Successful marriages or committed relationships require two emotionally mature individuals. Only a mature person has the sensitivity — the awareness — to recognize the needs of another and then respond accordingly.
The measure of a mature person is that he or she can regulate his or her self-serving impulses and can put his or her partner first. Only when a person has this self-control and sensitivity can he or she make an emotionally fit husband or wife.
A personality with an immature ego that screams: "ME, ME, and ME" makes it difficult to form a successful couple-team.
Children are immature. They perceive themselves as the center of the universe, deserving of all good, and coming before all others. This is normal and healthy for children. However, as children grow up and mature they learn to control their selfish egos and eventually adjust to the existence of others. They learn to cooperate, share, and compromise.
Unfortunately, some adults hold on to their childhood. Even as adults they are self-centered, egotistical, and selfish. Their bodies grow and mature, but their emotions remain rooted in childhood selfishness.
The following attitudes and behaviors are signs of emotional immaturity.
Write your impressions and feelings about yourself and your partner for each item.
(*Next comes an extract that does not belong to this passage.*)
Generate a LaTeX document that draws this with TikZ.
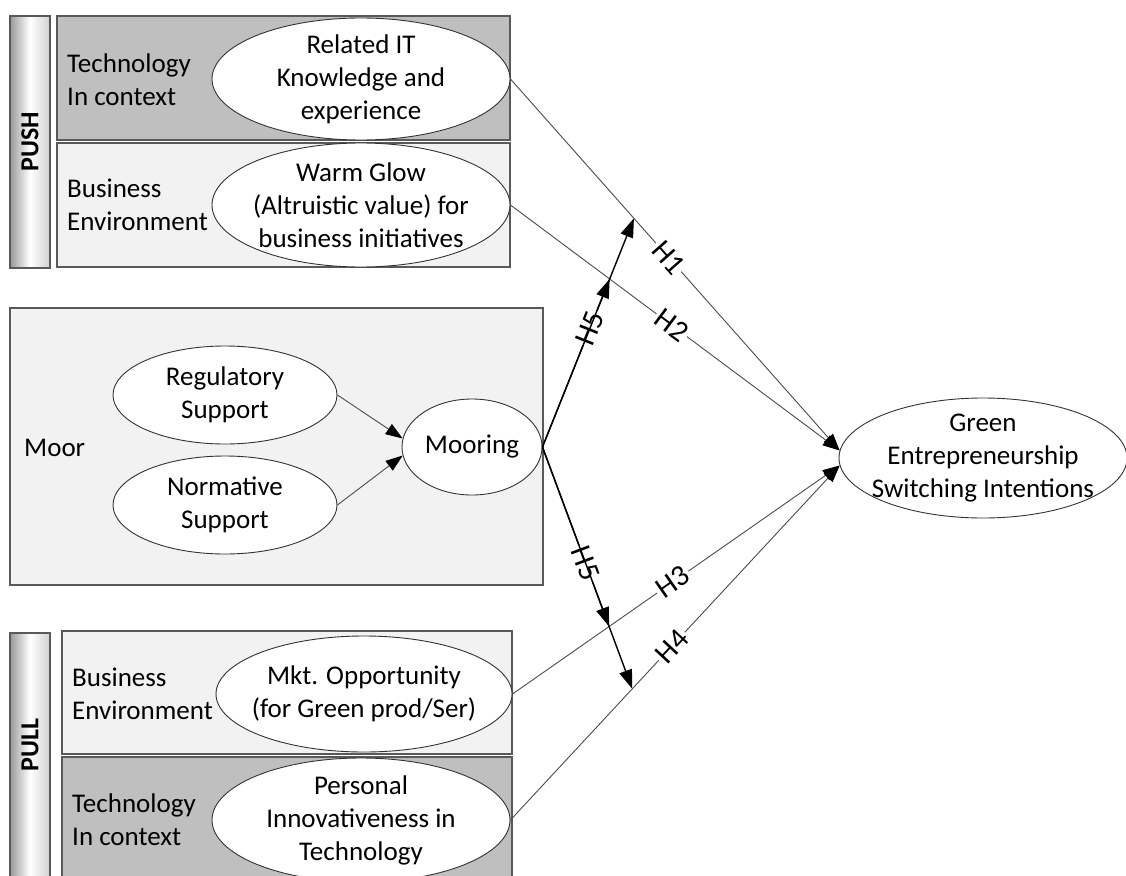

When done, you and your partner should exchange lists.
Take turns discussing what you partner wrote and ask curious questions to learn more.
Then leave it at that. You cannot demand "maturity" from your partner nor he or she from you. Maturity is something that evolves overtime. Hopefully, each of you will becoming more aware of possible maturity deficits and will then be sufficiently motivated to seek the appropriate means to grow-up.
1. Has a pattern of behavior that puts oneself first?
2. Impulsively seeks pleasure?
3. Can’t compromise?
4. Thinks he or she is always right?
5. Is insensitive to the feelings of others?
6. Gets into arguments and fights?
8. Indulgent with material pleasures such as food, entertainment and /or sexual activity when the interest is not mutual?
9. Can’t understand another person’s point of view?
10. Has a difficult time listening to an opposing opinion?
11. Is often angry when people don't agree?
12. Is rejecting of others?
13. Is judgmental of others?
14. Likes to argue?
15. Are there other examples of attitudes or behaviors that point to immaturity?
If some of the above immature attitudes and behavior are true for you or your partner, know that without emotional growth it will be difficult to form a healthy relationship. Putting your partner first is necessary for marriage success and if at this time doing so is difficult, you need to work on yourself until it becomes easy.